I cut the cable last week and signed up for YouTube TV and bought 3 new Stream 4K players to put on all my TV's. After reading review after review which touted "full integration" into the YouTube app, I was confident that I was making a good decision. I have been a TIVO customer for more years than I care to admit, and have always been a big fan of the Tivo DVR.

As most of you know, the YouTube app includes unlimited cloud recording with their service, and this was another factor that steered me towards the YouTube TV app. I have always been a person who records almost everything and will watch at my convenience. It did not hurt that TIVO had the skip button.

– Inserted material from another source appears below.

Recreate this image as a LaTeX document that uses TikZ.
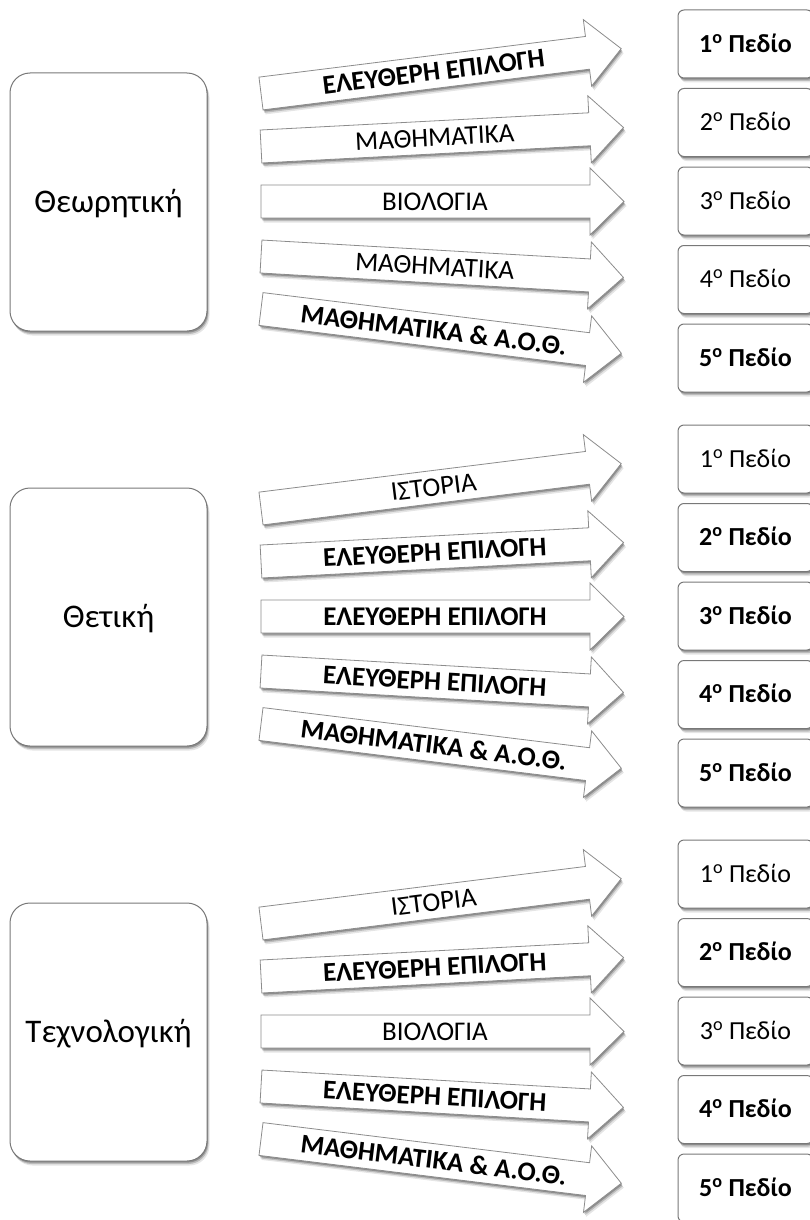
\documentclass[tikz,border=0pt]{standalone}
\usepackage{fontspec}
\setmainfont{Carlito}
\usetikzlibrary{shadows}
\pgfdeclarelayer{fg}
\pgfsetlayers{main,fg}
\definecolor{edgegray}{RGB}{120,120,120}
\definecolor{arrowgray}{RGB}{140,140,140}
\tikzset{
  softshadow/.style={
    drop shadow={shadow xshift=2.5pt, shadow yshift=-4.5pt, opacity=0.10, fill=black},
    drop shadow={shadow xshift=1.5pt, shadow yshift=-3pt, opacity=0.18, fill=black},
    drop shadow={shadow xshift=0.8pt, shadow yshift=-1.6pt, opacity=0.25, fill=black}},
  lbox/.style={draw=edgegray, fill=white, line width=1pt, rounded corners=20pt,
    minimum width=197pt, minimum height=258pt, font=\fontsize{33}{38}\selectfont,
    text height=21pt, text depth=0pt, softshadow},
  rboxst/.style={draw=edgegray, fill=white, line width=1pt, rounded corners=6pt,
    minimum width=135pt, minimum height=68pt, font=\fontsize{26}{30}\selectfont,
    text height=16.5pt, text depth=0pt, softshadow},
  barrowst/.style={draw=arrowgray, fill=white, line width=0.8pt, softshadow},
  atext/.style={font=\fontsize{27}{30}\selectfont, inner sep=0pt, text height=17.4pt, text depth=0pt},
}
\newcommand\leftbox[3]{\node[lbox] (#1) at (108.5,#2) {#3};}
\newcommand\rbox[3]{\node[rboxst] (#1) at (745.5,#2) {#3};}
% name, tail y, angle, text
\newcommand\barrow[4]{%
  \begin{scope}[shift={(261,#2)}, rotate=#3]
    \draw[barrowst] (0,-16.5) -- (329,-16.5) -- (329,-33.5) -- (363,0) -- (329,33.5) -- (329,16.5) -- (0,16.5) -- cycle;
    \begin{pgfonlayer}{fg}
    \node[atext, rotate=#3] (#1) at (174,0) {#4};
    \end{pgfonlayer}
  \end{scope}}
\begin{document}
\begin{tikzpicture}[x=1pt, y=-1pt]
\useasboundingbox (0,0) rectangle (810,1220);
\clip (0,0) rectangle (810,1220);
% ---------- group 1 ----------
\begin{scope}[yshift=0pt]
\leftbox{L1}{202}{Θεωρητική}
\barrow{a11}{93.5}{7.1}{\textbf{ΕΛΕΥΘΕΡΗ ΕΠΙΛΟΓΗ}}
\barrow{a12}{146.5}{3}{ΜΑΘΗΜΑΤΙΚΑ}
\barrow{a13}{201.5}{0}{ΒΙΟΛΟΓΙΑ}
\barrow{a14}{256.5}{-3.3}{ΜΑΘΗΜΑΤΙΚΑ}
\barrow{a15}{309}{-7}{\textbf{ΜΑΘΗΜΑΤΙΚΑ \& Α.Ο.Θ.}}
\rbox{r11}{44}{\textbf{1\textsuperscript{ο} Πεδίο}}
\rbox{r12}{122.5}{2\textsuperscript{ο} Πεδίο}
\rbox{r13}{201}{3\textsuperscript{ο} Πεδίο}
\rbox{r14}{279.5}{4\textsuperscript{ο} Πεδίο}
\rbox{r15}{358}{\textbf{5\textsuperscript{ο} Πεδίο}}
\end{scope}
% ---------- group 2 ----------
\begin{scope}[yshift=-415pt]
\leftbox{L2}{202}{Θετική}
\barrow{a21}{93.5}{7.1}{ΙΣΤΟΡΙΑ}
\barrow{a22}{146.5}{3}{\textbf{ΕΛΕΥΘΕΡΗ ΕΠΙΛΟΓΗ}}
\barrow{a23}{201.5}{0}{\textbf{ΕΛΕΥΘΕΡΗ ΕΠΙΛΟΓΗ}}
\barrow{a24}{256.5}{-3.3}{\textbf{ΕΛΕΥΘΕΡΗ ΕΠΙΛΟΓΗ}}
\barrow{a25}{309}{-7}{\textbf{ΜΑΘΗΜΑΤΙΚΑ \& Α.Ο.Θ.}}
\rbox{r21}{44}{1\textsuperscript{ο} Πεδίο}
\rbox{r22}{122.5}{\textbf{2\textsuperscript{ο} Πεδίο}}
\rbox{r23}{201}{\textbf{3\textsuperscript{ο} Πεδίο}}
\rbox{r24}{279.5}{\textbf{4\textsuperscript{ο} Πεδίο}}
\rbox{r25}{358}{\textbf{5\textsuperscript{ο} Πεδίο}}
\end{scope}
% ---------- group 3 ----------
\begin{scope}[yshift=-830pt]
\leftbox{L3}{202}{Τεχνολογική}
\barrow{a31}{93.5}{7.1}{ΙΣΤΟΡΙΑ}
\barrow{a32}{146.5}{3}{\textbf{ΕΛΕΥΘΕΡΗ ΕΠΙΛΟΓΗ}}
\barrow{a33}{201.5}{0}{ΒΙΟΛΟΓΙΑ}
\barrow{a34}{256.5}{-3.3}{\textbf{ΕΛΕΥΘΕΡΗ ΕΠΙΛΟΓΗ}}
\barrow{a35}{309}{-7}{\textbf{ΜΑΘΗΜΑΤΙΚΑ \& Α.Ο.Θ.}}
\rbox{r31}{44}{1\textsuperscript{ο} Πεδίο}
\rbox{r32}{122.5}{\textbf{2\textsuperscript{ο} Πεδίο}}
\rbox{r33}{201}{3\textsuperscript{ο} Πεδίο}
\rbox{r34}{279.5}{\textbf{4\textsuperscript{ο} Πεδίο}}
\rbox{r35}{358}{\textbf{5\textsuperscript{ο} Πεδίο}}
\end{scope}
\end{tikzpicture}
\end{document}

Now, I knew up front that the skip button was a thing of the past on the stream 4k. but figured I could live with that. What I could not live with and am absolutely amazed that with all the reviews I have read, nobody told me that you can not set a recording with the Stream 4K!
I figured that I was just stupid and had not figured out how to do it, so I contacted support for some help. They told me that no, I could not set a recording from the stream! How in the hell can you claim to be "fully integrated", and not be able to access such an important function. If you are lucky enough to have current "smart TV". it is no problem. You just run the app on the TV, and send the TIVO stream back for a refund. If you do not have a smart TV, you are just screwed and can not record shows. I am terribly disappointed in TIVO, and will send all 3 of my devices back tomorrow. Unfortunately, this is probably the end of a long, satisfied relation with TIVO, and will probably never buy anything from them again, unless they come out with a streaming device that will allow setting of recordings on YouTube TV. If I have to shut down my stream 4K and fire up the app on my TV every time I want to record a show, it really does not make any sense to have a stream 4K.


----------



## bpratt (Nov 20, 2004)

I agree. TIVO missed the boat with the Stream 4K.


----------



## solutionsetc (Apr 2, 2009)

The "free" Tivo Stream service never advertised cloud recordings. The $65/month YouTube TV service does. Your expectation that the former should provide the same level of service as the latter is mindblowing IMHO.


----------



## TonyTheTiger (Dec 22, 2006)

Tivi Stream is just that, a streaming device. It does not have a DVR built in. So, if you're expecting a fully functioning recording device, you've got it all wrong!


----------



## mdavej (Aug 13, 2015)

I find this very hard to believe. The Stream 4k has the Youtube TV app just like any other Android streamer, but that version of the app is missing the "add to Library" button? How can that be?


----------



## solutionsetc (Apr 2, 2009)

Are you a subscriber? I am… and have hundreds of hours of recordings in my library.


----------



## John McGraw (6 mo ago)

I am not asking Tivo record anything! I do know how you read that into my comments. What Tivo does not do is access a function that exists on the youtube tv app! If I access youtube from the app on my Sumsung TV. it sets shows in my library fine and records them. When I try and do the same thing from my stream, I can not. I contacted support because I could not believe that they would miss something so elementary in their interface. The support person told me that It would not. If some f you are telling me that you can record from youtube tv using the stream, please rlighten me how to do so. I would like nothing more than to keep the stream 4K players I have, if I could add shows to my library. Every single show on my guide says "not available for recording". I can't believe that some of you think I am asking TIVO to record anything! I am simply astounded that the stream can not add shows to my library within Youtube TV. If some of you are doing so I would love to know how to do so. 

Thanks


----------



## John McGraw (6 mo ago)

solutionsetc said:


> Are you a subscriber? I am… and have hundreds of hours of recordings in my library.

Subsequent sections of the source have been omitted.